March 2022 by F-Secure

Securing supply chains and cloud-related challenges are the highest priorities for organizations working in financial services.

The potential financial, operational, and reputational impact of ransomware make it the top threat facing financial services organizations, according to a new report from cyber security provider F-Secure.

Phishing, exposed remote desktop protocol (RDP) ports, and the exploitation of vulnerable software, are called out as the three most common principal intrusion vectors for ransomware. The report also notes that the scale and sophistication of ransomware attacks have increased in the last two years.

And while the report forecasts that ransomware will remain a predominant threat for at least the next 12 months, it also highlights defensive strategies that can help reduce the impact of ransomware attacks.

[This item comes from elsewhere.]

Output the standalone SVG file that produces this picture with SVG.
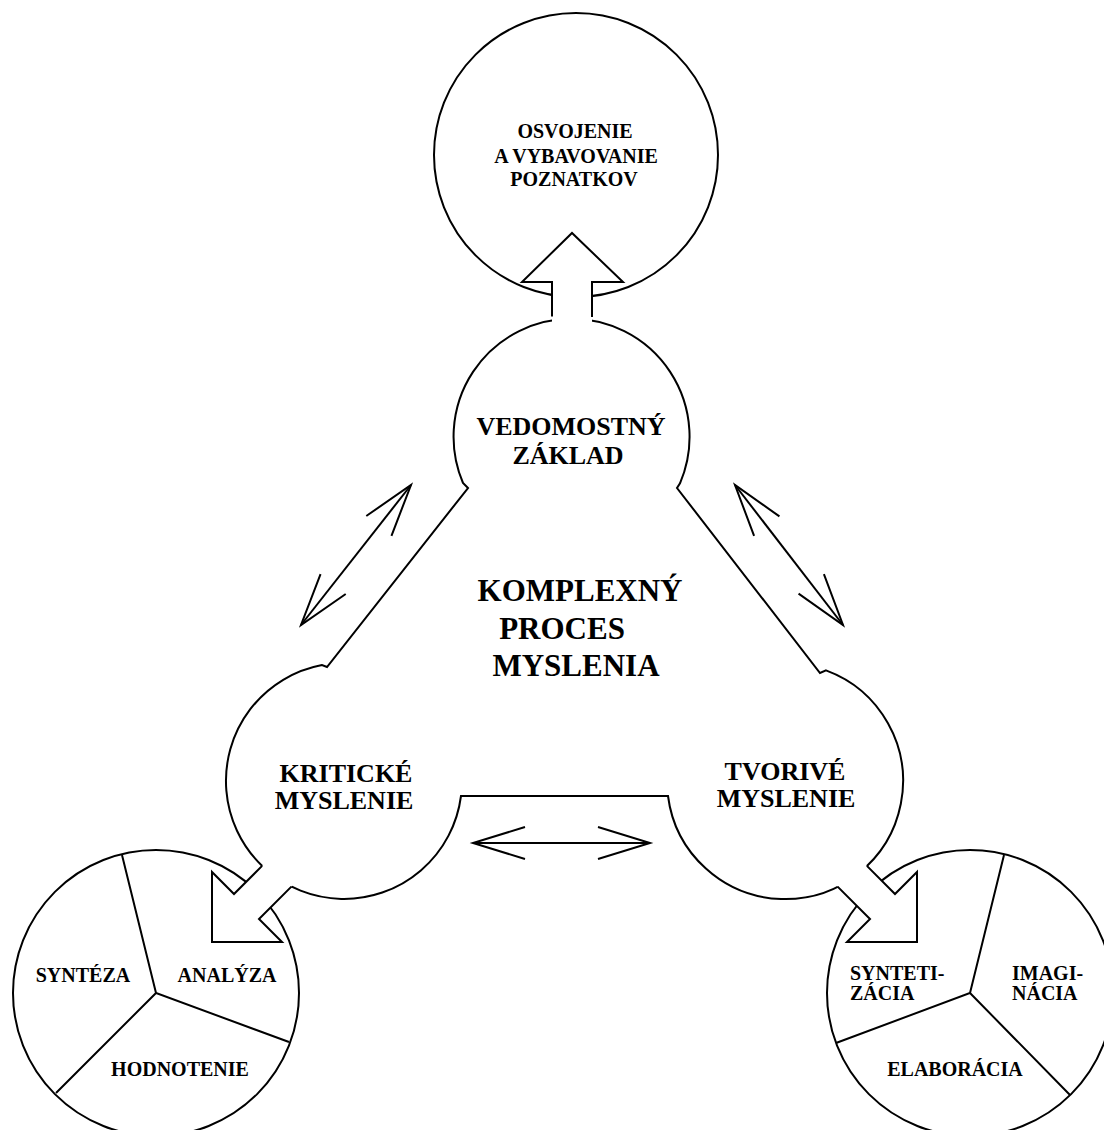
<svg xmlns="http://www.w3.org/2000/svg" width="1104" height="1130" viewBox="0 0 1104 1130">
<defs>
<style>
.o{fill:#fff;stroke:#000;stroke-width:2;stroke-linejoin:miter}
.l{fill:none;stroke:#000;stroke-width:2;stroke-linejoin:miter}
.w{fill:#fff;stroke:none}
.t{font-family:"Liberation Serif","Times New Roman",serif;font-weight:bold;fill:#000}
.s{font-size:20px}
.m{font-size:26px}
.b{font-size:31px}
.c{text-anchor:middle}
</style>
<marker id="ah" markerUnits="userSpaceOnUse" viewBox="0 0 52 32" markerWidth="52" markerHeight="32" refX="52" refY="16" orient="auto-start-reverse" overflow="visible">
<path d="M0,0 L52,16 L0,32" fill="none" stroke="#000" stroke-width="2"/>
</marker>
</defs>
<rect width="1104" height="1130" fill="#fff"/>

<g id="top-circle">
<circle class="o" cx="576" cy="155" r="142"/>
<text class="t s c" x="575" y="138">OSVOJENIE</text>
<text class="t s c" x="576" y="163">A VYBAVOVANIE</text>
<text class="t s c" x="574" y="186">POZNATKOV</text>
</g>

<g id="process">
<path class="o" d="M468,488 L463,483 A118,118 0 1 1 680,483.3 L677,488 L820,673 L826,670.4 A118,118 0 1 1 668,796 L461,796 A118,118 0 1 1 322,665 L327,667 Z"/>
<text class="t m c" x="571" y="435">VEDOMOSTNÝ</text>
<text class="t m c" x="568" y="464">ZÁKLAD</text>
<text class="t b c" x="580" y="601">KOMPLEXNÝ</text>
<text class="t b c" x="562" y="639">PROCES</text>
<text class="t b c" x="576" y="676">MYSLENIA</text>
<text class="t m c" x="346" y="782">KRITICKÉ</text>
<text class="t m c" x="344" y="809">MYSLENIE</text>
<text class="t m c" x="785" y="780">TVORIVÉ</text>
<text class="t m c" x="786" y="807">MYSLENIE</text>
</g>

<g id="critical-circle">
<circle class="o" cx="156" cy="993" r="143"/>
<path class="l" d="M122,855 L156,993 L289,1042 M156,993 L56,1093"/>
<text class="t s c" x="83" y="982">SYNTÉZA</text>
<text class="t s c" x="227" y="982">ANALÝZA</text>
<text class="t s c" x="180" y="1076">HODNOTENIE</text>
</g>

<g id="creative-circle">
<circle class="o" cx="970" cy="993" r="143"/>
<path class="l" d="M1004,855 L970,993 L836,1043 M970,993 L1070,1095"/>
<text class="t s" x="850" y="980">SYNTETI-</text>
<text class="t s" x="850" y="1000">ZÁCIA</text>
<text class="t s" x="1012" y="980">IMAGI-</text>
<text class="t s" x="1012" y="1000">NÁCIA</text>
<text class="t s c" x="955" y="1076">ELABORÁCIA</text>
</g>

<g id="connectors">
<polygon class="w" points="572,233 623,282 592,282 592,332 552,332 552,282 522,282"/>
<polyline class="l" points="552,316.5 552,282 522,282 572,233 623,282 592,282 592,316.9"/>
<polygon class="w" points="212,942 212,872 234,894 262.1,865.9 275,853 304,874 291.4,886.6 259,919 282,942"/>
<polyline class="l" points="262.1,865.9 234,894 212,872 212,942 282,942 259,919 291.4,886.6"/>
<polygon class="w" points="917,942 917,872 895,894 866.9,865.9 854,853 825,874 837.6,886.6 870,919 847,942"/>
<polyline class="l" points="866.9,865.9 895,894 917,872 917,942 847,942 870,919 837.6,886.6"/>
<line class="l" x1="301" y1="625" x2="411" y2="485" marker-start="url(#ah)" marker-end="url(#ah)"/>
<line class="l" x1="735" y1="485" x2="843" y2="625" marker-start="url(#ah)" marker-end="url(#ah)"/>
<line class="l" x1="473" y1="843" x2="650" y2="843" marker-start="url(#ah)" marker-end="url(#ah)"/>
</g>
</svg>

Even though financial services organizations consider ransomware to be the top threat, the report found that supply chains and cloud security were key areas of concern. The report lists several reasons justifying organizations’ concerns with these areas but identifies the spread of capabilities from nation-state threats to cyber criminals as a common development for both.

Other findings discussed in the report include:

 Financial services organizations are struggling to manage vulnerabilities in their infrastructure. The exploitation of vulnerabilities is a key vector in many high-impact intrusions by both state-sponsored threat actors and cyber criminals.

 Technologies such as SWIFT, Open Banking, and ATMs present an ongoing risk to financial organizations as offensive techniques deployed against these technologies evolve. Financially motivated state-backed groups continue to conduct ATM cashouts, fraudulent abuse of compromised bank-operated SWIFT system endpoints, and cryptocurrency theft.

 Cryptocurrency related attacks have increased, making it important for central banks to secure digital currency infrastructure (particularly as they increase their cryptocurrency holdings and roll out their own digital currencies).